Battle for the Cowl: The Underground

5 May

So, I’m at work right now… I also sort of have to use the restroom.  Dare I?  No, because I’m devoted to givin’ you a gosh darn review!

This morning, I was thinking about Poop… Yeah, that’s right: POOP.  Do you know how that works?  You poop, you feel relieved, you poop again later.  It’s a weird cycle… so, let’s apply it to DC.

Battle for the Cowl = poop.
WHEN WILL I FEEL RELIEVED DC!?
Maybe the Blackest Night crossover… just maybe.
Save us from our poor superhero comics, Geoff Johns.

I swear, some people have shrines to that guy.  His stuff’s good, but really.

Do you know who I’m not making a shrine to anytime soon: Chris Yost, the writer of this comic.  I’ll list some things featured in the comic and my responses to them.

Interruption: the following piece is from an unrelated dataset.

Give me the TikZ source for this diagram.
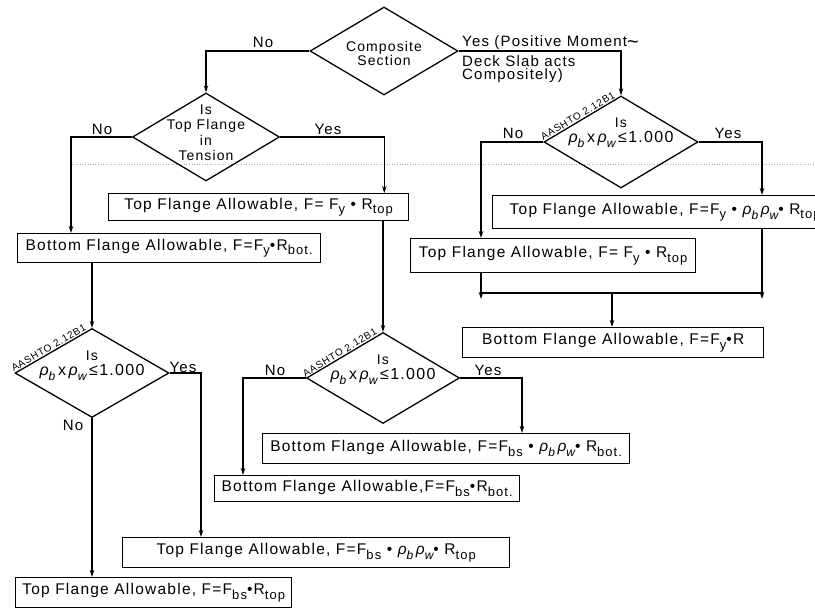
\documentclass[tikz,border=0pt]{standalone}
\usepackage{fontspec}
\setmainfont{Liberation Sans}
\newfontfamily\lettering[LetterSpace=8]{Liberation Sans}
\usetikzlibrary{shapes.geometric,arrows.meta}
\newcommand\sbs[1]{\raisebox{-0.55ex}{\fontsize{13}{13}\selectfont #1}}
\newcommand\rb{{\itshape ρ}\raisebox{-0.6ex}{\fontsize{12}{12}\selectfont\itshape b}}
\newcommand\rw{{\itshape ρ}\raisebox{-0.6ex}{\fontsize{12}{12}\selectfont\itshape w}}
\newcommand\rholine{{\fontsize{16}{16}\selectfont\rb\,x\,\rw\,≤1.000}}
\begin{document}
\begin{tikzpicture}[x=1pt,y=-1pt,
  every node/.style={font=\lettering\fontsize{15}{17}\selectfont},
  box/.style={draw, line width=1.3pt, rectangle, anchor=north west, inner sep=0pt,
    font=\lettering\fontsize{15.5}{17}\selectfont},
  dia/.style={draw, line width=1.3pt, diamond, inner sep=0pt},
  con/.style={line width=1.3pt},
  arr/.style={line width=1.3pt, -{Stealth[length=7pt,width=4.5pt]}},
  lbl/.style={inner sep=0pt},
  code/.style={inner sep=0pt, font=\lettering\fontsize{10}{10}\selectfont},
  dtext/.style={align=center, inner sep=0pt, font=\lettering\fontsize{14}{16}\selectfont}
]
\useasboundingbox (0,0) rectangle (815,608);
\clip (0,0) rectangle (815,608);
\fill[white] (0,0) rectangle (815,608);
% scan artifact
\draw[gray!60, dotted, line width=0.6pt] (72,164) -- (815,164);

% diamonds
\node[dia, minimum width=148pt, minimum height=88pt] (d1) at (384,51) {};
\node[dtext] (t1) at (384,53) {Composite\\[-2pt]Section};
\node[dia, minimum width=147pt, minimum height=88pt] (d2) at (206,137) {};
\node[dtext, font=\lettering\fontsize{14}{15.5}\selectfont] (t2) at (206,133) {Is\\Top Flange\\in\\Tension};
\node[dia, minimum width=154pt, minimum height=92pt] (d3) at (621,142) {};
\node[dtext] (t3) at (621,133) {Is\\[-1pt]\rholine};
\node[dia, minimum width=154pt, minimum height=89pt] (d4) at (92,373) {};
\node[dtext] (t4) at (92,366) {Is\\[-1pt]\rholine};
\node[dia, minimum width=153pt, minimum height=91pt] (d5) at (383,378) {};
\node[dtext] (t5) at (383,370) {Is\\[-1pt]\rholine};

% AASHTO codes
\node[code, anchor=south east, rotate=31] (c3) at ([xshift=-5pt,yshift=-2pt]d3.north) {AASHTO 2.12B1};
\node[code, anchor=south east, rotate=30] (c4) at ([xshift=-5pt,yshift=-2pt]d4.north) {AASHTO 2.12B1};
\node[code, anchor=south east, rotate=31] (c5) at ([xshift=-5pt,yshift=-2pt]d5.north) {AASHTO 2.12B1};

% boxes
\node[box, minimum width=300pt, minimum height=27pt] (b1) at (108,193) {Top Flange Allowable, F= F\sbs{y} • R\sbs{top}};
\node[box, minimum width=303pt, minimum height=29pt] (b2) at (17,233) {Bottom Flange Allowable, F=F\sbs{y}•R\sbs{bot.}};
\node[box, minimum width=345pt, minimum height=33pt] (b3) at (492,195) {Top Flange Allowable, F=F\sbs{y} • \rb\,\rw • R\sbs{top}};
\node[box, minimum width=285pt, minimum height=34pt] (b4) at (410,238) {Top Flange Allowable, F= F\sbs{y} • R\sbs{top}};
\node[box, minimum width=301pt, minimum height=30pt] (b5) at (462,327) {Bottom Flange Allowable, F=F\sbs{y}•R};
\node[box, minimum width=367pt, minimum height=30pt] (b6) at (262,433) {Bottom Flange Allowable, F=F\sbs{bs} • \rb\,\rw • R\sbs{bot.}};
\node[box, minimum width=305pt, minimum height=26pt] (b7) at (214,475) {Bottom Flange Allowable,F=F\sbs{bs}•R\sbs{bot.}};
\node[box, minimum width=387pt, minimum height=30pt] (b8) at (122,537) {Top Flange Allowable, F=F\sbs{bs} • \rb\,\rw • R\sbs{top}};
\node[box, minimum width=276pt, minimum height=30pt] (b9) at (15,577) {Top Flange Allowable, F=F\sbs{bs}•R\sbs{top}};

% connectors
\draw[arr] (d1.west) -| (d2.north);
\draw[arr] (d1.east) -| (d3.north);
\draw[arr] (d2.west) -| ([xshift=54pt]b2.north west);
\draw[arr] (d2.east) -| ([xshift=-25pt]b1.north east);
\draw[arr] (b1.south -| d5.north) -- (d5.north);
\draw[arr] (b2.south -| d4.north) -- (d4.north);
\draw[arr] (d4.east) -| ([xshift=79pt]b8.north west);
\draw[arr] (d4.south) -- (d4.south |- b9.north);
\draw[arr] (d5.west) -| ([xshift=29pt]b7.north west);
\draw[arr] (d5.east) -| ([xshift=260pt]b6.north west);
\draw[arr] (d3.west) -| ([xshift=71pt]b4.north west);
\draw[arr] (d3.east) -| ([xshift=270pt]b3.north west);

\coordinate (j1) at (481,293);
\coordinate (j2) at (762,293);
\coordinate (jm) at (612,293);
\draw[con] ([xshift=71pt]b4.south west) -- (j1) -- (j2) -- ([xshift=270pt]b3.south west);
\draw[arr] ([xshift=71pt]b4.south west) -- ([yshift=-6pt]j1);
\draw[arr] ([xshift=270pt]b3.south west) -- ([yshift=-6pt]j2);
\draw[arr] (jm) -- (jm |- b5.north);

% branch labels
\node[lbl] (n1) at (263,42) {No};
\node[lbl, anchor=base west] (y1) at (462,46) {Yes (Positive Moment\raisebox{-0.35ex}{\fontsize{20}{20}\selectfont\textasciitilde}};
\node[lbl, anchor=north west, align=left, font=\lettering\fontsize{15}{13.5}\selectfont] (y1b) at (462,55) {Deck Slab acts\\Compositely)};
\node[lbl] (n2) at (102,129) {No};
\node[lbl] (y2) at (328,129) {Yes};
\node[lbl] (n3) at (513,133) {No};
\node[lbl] (y3) at (728,133) {Yes};
\node[lbl] (y4) at (183,367) {Yes};
\node[lbl] (n4) at (73,425) {No};
\node[lbl] (n5) at (275,370) {No};
\node[lbl] (y5) at (488,370) {Yes};
\end{tikzpicture}
\end{document}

Penguin – Danny DeVito = Grosssssss!
Two-Face – Pimp?
Poison Ivy – Do you orgasm on your own fumes or is that just you removing a computer chip?
The Riddler – You’re pretty cool now… except for that suit… except for aging during the comic… except for kind of looking like the recently axed Dr. Who… except for being a pussy at everything you do.
Catwoman – confused but alright.
Jason Todd Batman – you’re drawn really weird in this comic… your pointy ears look like they were molded from Madonna’s cone boobs.

I will not buy Gotham City Sirens based on this comic advertising it.

1/5 stars.

Is it wrong of me to tag this with “boobs” and “sexy” because we’ve gotten 4 or 5 views from those tags…?  NOPE!